Ela o processou por difamação; ele a privou de sua imunidade parlamentar e a processou de volta. O processo dela foi rejeitado pelos tribunais subservientes do país. Em agosto, Sochua foi condenada por difamar o primeiro-ministro e multada em 16,5 milhões de riel, ou cerca de R$ 10 mil, que se recusou a pagar.
"Agora vivo na incerteza de se vou para a cadeia", ela disse. "Não vou pagar a multa. Pagar é dizer para todas as mulheres do Camboja: 'Quanto vocês valem?
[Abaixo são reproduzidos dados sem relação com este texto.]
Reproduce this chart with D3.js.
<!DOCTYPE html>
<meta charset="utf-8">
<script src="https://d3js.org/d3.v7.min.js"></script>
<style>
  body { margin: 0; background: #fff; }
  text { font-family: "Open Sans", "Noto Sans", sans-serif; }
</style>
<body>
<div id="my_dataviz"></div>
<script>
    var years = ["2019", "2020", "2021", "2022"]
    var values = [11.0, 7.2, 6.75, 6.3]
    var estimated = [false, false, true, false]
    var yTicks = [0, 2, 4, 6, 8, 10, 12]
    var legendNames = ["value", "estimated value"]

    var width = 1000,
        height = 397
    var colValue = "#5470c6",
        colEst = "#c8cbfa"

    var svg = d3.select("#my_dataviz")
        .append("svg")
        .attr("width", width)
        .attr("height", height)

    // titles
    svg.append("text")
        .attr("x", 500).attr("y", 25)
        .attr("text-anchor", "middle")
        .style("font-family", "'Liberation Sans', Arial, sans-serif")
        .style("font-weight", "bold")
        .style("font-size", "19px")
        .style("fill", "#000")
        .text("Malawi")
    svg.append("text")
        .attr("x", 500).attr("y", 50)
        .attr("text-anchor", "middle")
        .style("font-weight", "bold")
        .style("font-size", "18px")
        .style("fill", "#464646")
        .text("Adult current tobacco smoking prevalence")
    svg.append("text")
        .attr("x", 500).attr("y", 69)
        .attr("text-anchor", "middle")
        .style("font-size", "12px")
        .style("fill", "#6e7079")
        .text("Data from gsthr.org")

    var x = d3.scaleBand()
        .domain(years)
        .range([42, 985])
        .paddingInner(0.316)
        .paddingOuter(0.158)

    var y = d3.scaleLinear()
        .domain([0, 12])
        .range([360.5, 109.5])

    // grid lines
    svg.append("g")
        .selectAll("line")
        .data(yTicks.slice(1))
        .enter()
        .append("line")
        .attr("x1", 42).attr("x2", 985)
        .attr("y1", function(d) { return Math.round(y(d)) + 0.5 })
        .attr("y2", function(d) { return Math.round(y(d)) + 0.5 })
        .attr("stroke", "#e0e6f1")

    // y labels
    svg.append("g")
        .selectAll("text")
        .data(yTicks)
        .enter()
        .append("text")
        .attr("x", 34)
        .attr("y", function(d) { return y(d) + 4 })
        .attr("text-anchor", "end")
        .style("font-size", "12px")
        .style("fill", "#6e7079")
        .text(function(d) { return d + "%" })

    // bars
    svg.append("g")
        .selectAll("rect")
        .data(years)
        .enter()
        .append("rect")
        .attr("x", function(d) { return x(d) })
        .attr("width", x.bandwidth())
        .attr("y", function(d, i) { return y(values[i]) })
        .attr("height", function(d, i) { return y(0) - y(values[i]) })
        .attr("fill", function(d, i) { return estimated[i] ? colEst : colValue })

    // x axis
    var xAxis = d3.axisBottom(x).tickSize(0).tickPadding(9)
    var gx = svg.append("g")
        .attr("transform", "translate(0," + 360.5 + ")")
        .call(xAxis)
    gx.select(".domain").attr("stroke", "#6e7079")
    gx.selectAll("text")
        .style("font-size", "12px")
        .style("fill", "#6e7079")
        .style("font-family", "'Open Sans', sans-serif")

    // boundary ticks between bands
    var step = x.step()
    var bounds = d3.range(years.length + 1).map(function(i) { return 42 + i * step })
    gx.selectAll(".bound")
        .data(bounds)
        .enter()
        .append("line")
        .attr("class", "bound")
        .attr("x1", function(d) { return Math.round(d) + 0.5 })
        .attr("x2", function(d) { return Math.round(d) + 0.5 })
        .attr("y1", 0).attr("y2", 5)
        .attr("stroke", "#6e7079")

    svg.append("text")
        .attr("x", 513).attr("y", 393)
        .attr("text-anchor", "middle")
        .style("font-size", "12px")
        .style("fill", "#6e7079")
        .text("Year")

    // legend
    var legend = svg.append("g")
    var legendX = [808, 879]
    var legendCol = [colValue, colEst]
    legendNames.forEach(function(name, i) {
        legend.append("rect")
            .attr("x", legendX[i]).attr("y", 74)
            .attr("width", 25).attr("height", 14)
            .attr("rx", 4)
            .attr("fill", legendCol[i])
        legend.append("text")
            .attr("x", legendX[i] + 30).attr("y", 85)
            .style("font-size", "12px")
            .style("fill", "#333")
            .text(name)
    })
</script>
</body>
Um homem pode chamá-las do que quiser e não há nada que vocês possam fazer'."
Como adversária declarada do premiê, ela descobriu que sua participação prejudica qualquer grupo, ação ou demonstração com o estigma da oposição política.
"Minha voz mata o movimento", ela disse. "É meu fracasso. Hoje eu sou a face da oposição, a face de uma mulher na oposição. As mulheres dizem: 'Nós acreditamos em você. Nós a admiramos. Mas não podemos ficar com você porque o movimento morrerá'."
Durante seus seis anos como ministra dos Assuntos das Mulheres, Mu Sochua fez campanha contra o abuso infantil, o estupro conjugal, a violência contra as mulheres, o tráfico humano e a exploração de trabalhadoras mulheres. Ela ajudou a criar a lei contra a violência doméstica.
Em parte por causa de seu trabalho, ela disse, "as pessoas têm consciência sobre os gêneros. É uma nova palavra cambojana: 'gen-de'. As pessoas têm consciência de que as mulheres têm direitos".
Mas, no que se refere ao ganho de poder político das mulheres, ela disse, a proeminência não se traduziu em progresso para uma agenda feminina.
"Elas não se manifestam", disse. "É difícil falar sobre isso -não quero antagonizar as mulheres-, mas se elas sofrem com nosso silêncio, somos responsáveis. O que estamos fazendo para melhorar suas vidas? É aí que as mulheres podem prejudicar a si mesmas. Elas estão na política, mas fazem parte do problema ao se calar."